Reconstruction Period Research Forum
• Congress passes the Thirteenth Amendment , abolishing slavery throughout the United States and its territories. It is ratified by the states later in the year.
• President Lincoln considers the possibility of returning all southern blacks to Africa but is advised that it is logistically impossible.
• Congress establishes the Bureau of Refugees, Freedmen and Abandoned Lands, known as the Freedmen's Bureau , to provide aid to former slaves and others who have been displaced or impoverished by the war.
• The main Confederate field army surrenders at Appomattox Court House, Virginia, and the Civil War is brought to a close.
• Under the pen name "Rollin," Thomas Morris Chester—the only black journalist writing for a major daily newspaper at this time—reports on the Union Army's victory at Richmond, Virginia.

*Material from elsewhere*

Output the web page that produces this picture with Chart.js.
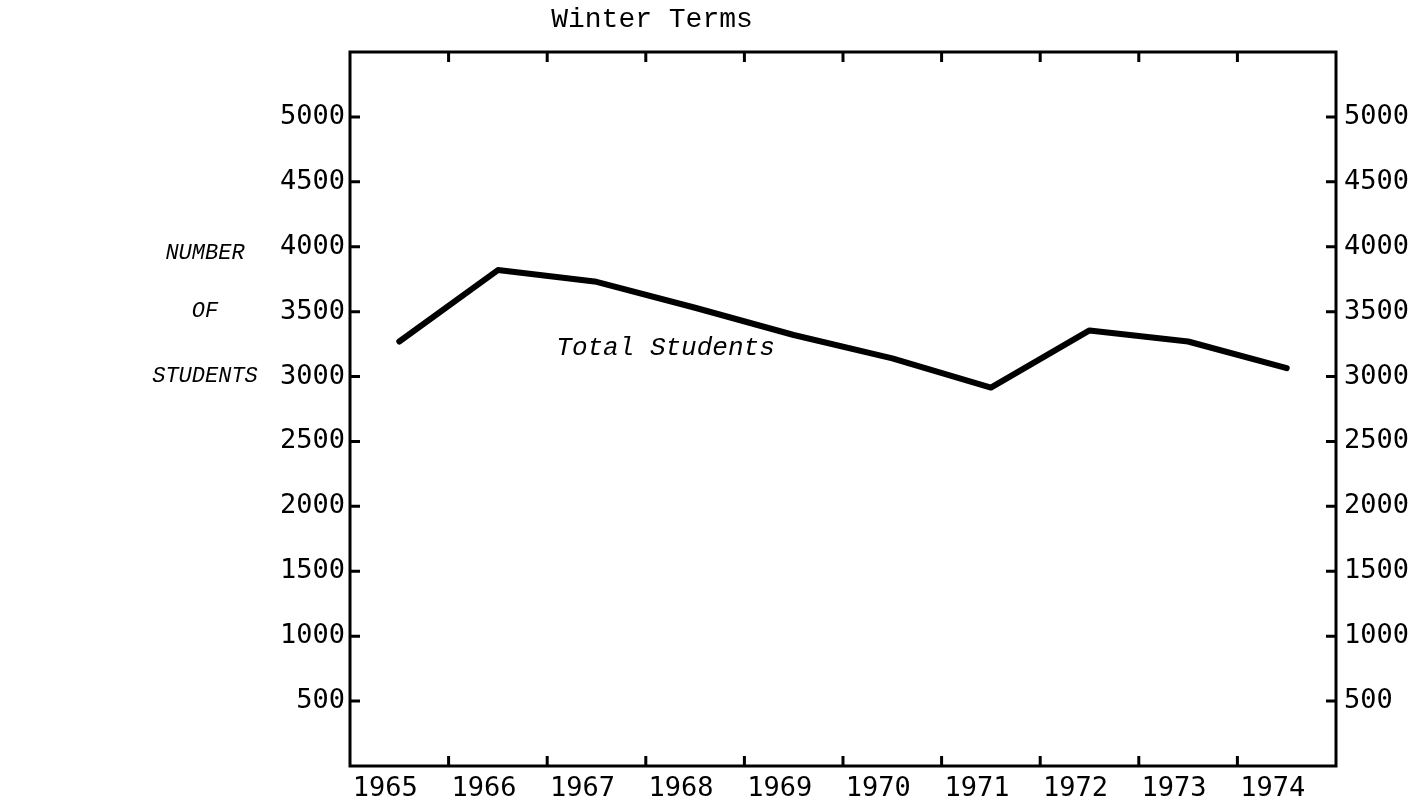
<!DOCTYPE html>
<html>
<head>
<meta charset="utf-8">
<title>Winter Terms</title>
<script src="https://cdn.jsdelivr.net/npm/chart.js@4.4.1/dist/chart.umd.min.js"></script>
<style>
  html, body { margin: 0; padding: 0; background: #fff; }
  canvas { display: block; }
</style>
</head>
<body>
<canvas id="chart" width="1426" height="804"></canvas>
<script>
// data
const years = ['1965', '1966', '1967', '1968', '1969', '1970', '1971', '1972', '1973', '1974'];
const totalStudents = [3270, 3820, 3730, 3530, 3320, 3140, 2915, 3355, 3270, 3065];
const yTicks = [500, 1000, 1500, 2000, 2500, 3000, 3500, 4000, 4500, 5000];
const sideLabel = ['NUMBER', 'OF', 'STUDENTS'];
const sideLabelAt = [3950, 3500, 3000];
const seriesName = 'Total Students';
const chartTitle = 'Winter Terms';

const tickFont = { family: '"DejaVu Sans Mono"', size: 27 };
const typeFont = '"Liberation Mono", "Courier New", monospace';

// frame, inward ticks and the typed labels
const framePlugin = {
    id: 'frame',
    afterDraw(chart) {
        const { ctx, chartArea: a, scales } = chart;
        const x = scales.x, y = scales.y;
        ctx.save();
        ctx.strokeStyle = '#000';
        ctx.lineWidth = 3;
        ctx.strokeRect(a.left, a.top, a.right - a.left, a.bottom - a.top);

        // x ticks sit between the categories, top and bottom
        ctx.beginPath();
        for (let i = 0; i < years.length - 1; i++) {
            const px = (x.getPixelForTick(i) + x.getPixelForTick(i + 1)) / 2;
            ctx.moveTo(px, a.bottom);
            ctx.lineTo(px, a.bottom - 10);
            ctx.moveTo(px, a.top);
            ctx.lineTo(px, a.top + 10);
        }
        // y ticks on both sides
        yTicks.forEach(v => {
            const py = y.getPixelForValue(v);
            ctx.moveTo(a.left, py);
            ctx.lineTo(a.left + 10, py);
            ctx.moveTo(a.right, py);
            ctx.lineTo(a.right - 10, py);
        });
        ctx.stroke();

        ctx.fillStyle = '#000';
        ctx.textAlign = 'center';
        ctx.textBaseline = 'alphabetic';
        ctx.font = '28px ' + typeFont;
        ctx.fillText(chartTitle, 652, 27);

        ctx.font = 'italic 26px ' + typeFont;
        ctx.fillText(seriesName, x.getPixelForValue(2.7), y.getPixelForValue(3166));

        ctx.font = 'italic 22px ' + typeFont;
        ctx.textBaseline = 'middle';
        sideLabel.forEach((t, i) => {
            ctx.fillText(t, 205, y.getPixelForValue(sideLabelAt[i]));
        });
        ctx.restore();
    }
};

const yAxis = (pos, w, pad) => ({
    type: 'linear',
    position: pos,
    min: 0,
    max: 5500,
    afterBuildTicks: s => { s.ticks = yTicks.map(v => ({ value: v })); },
    afterFit: s => { s.width = w; },
    grid: { display: false, drawTicks: false },
    border: { display: false },
    ticks: { color: '#000', font: tickFont, padding: pad, callback: v => String(v) }
});

new Chart(document.getElementById('chart'), {
    type: 'line',
    data: {
        labels: years,
        datasets: [{
            label: seriesName,
            data: totalStudents,
            borderColor: '#000',
            borderWidth: 6,
            pointRadius: 0,
            tension: 0,
            borderJoinStyle: 'round',
            borderCapStyle: 'round',
            fill: false,
            yAxisID: 'y'
        }, {
            // same values on the right axis, kept invisible
            data: totalStudents,
            borderWidth: 0,
            pointRadius: 0,
            yAxisID: 'y2'
        }]
    },
    options: {
        responsive: false,
        animation: false,
        devicePixelRatio: 1,
        layout: { padding: { top: 52, left: 0, right: 0, bottom: 0 } },
        plugins: {
            legend: { display: false },
            title: { display: false },
            tooltip: { enabled: false }
        },
        scales: {
            x: {
                type: 'category',
                offset: true,
                afterFit: s => { s.height = 38; },
                grid: { display: false, drawTicks: false, offset: true },
                border: { display: false },
                ticks: { color: '#000', font: tickFont, padding: 7, labelOffset: -14, maxRotation: 0, autoSkip: false }
            },
            y: yAxis('left', 350, 5),
            y2: yAxis('right', 90, 8)
        }
    },
    plugins: [framePlugin]
});
</script>
</body>
</html>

• Union general William T. Sherman issues Special Field Order No. 15. The order, popularly known as " forty acres and a mule ," sets aside forty-acre plots in Georgia, South Carolina, and Florida for African Americans, and authorizes the temporary loan of army horses and mules to newly-freed blacks. President Johnson later reverses the policy.
• John Sweat Rock becomes the first black attorney to be admitted to practice before the Supreme Court. However, he never argues any cases.
• John Wilkes Booth assassinates President Lincoln . Andrew Johnson becomes president.
• Black Codes , laws that sharply restrict blacks' freedom, are enacted by all-white legislatures in the former Confederate states.
• In December, President Johnson declares that the Reconstruction of the South is complete, yet most southern states deny even limited political rights to former slaves.
• Thousands of African Americans become depositors in the Freedman's Savings and Trust Company , chartered by the U.S. Congress, with business limited to African Americans.
• Wisconsin, Connecticut, and Minnesota deny the vote to blacks.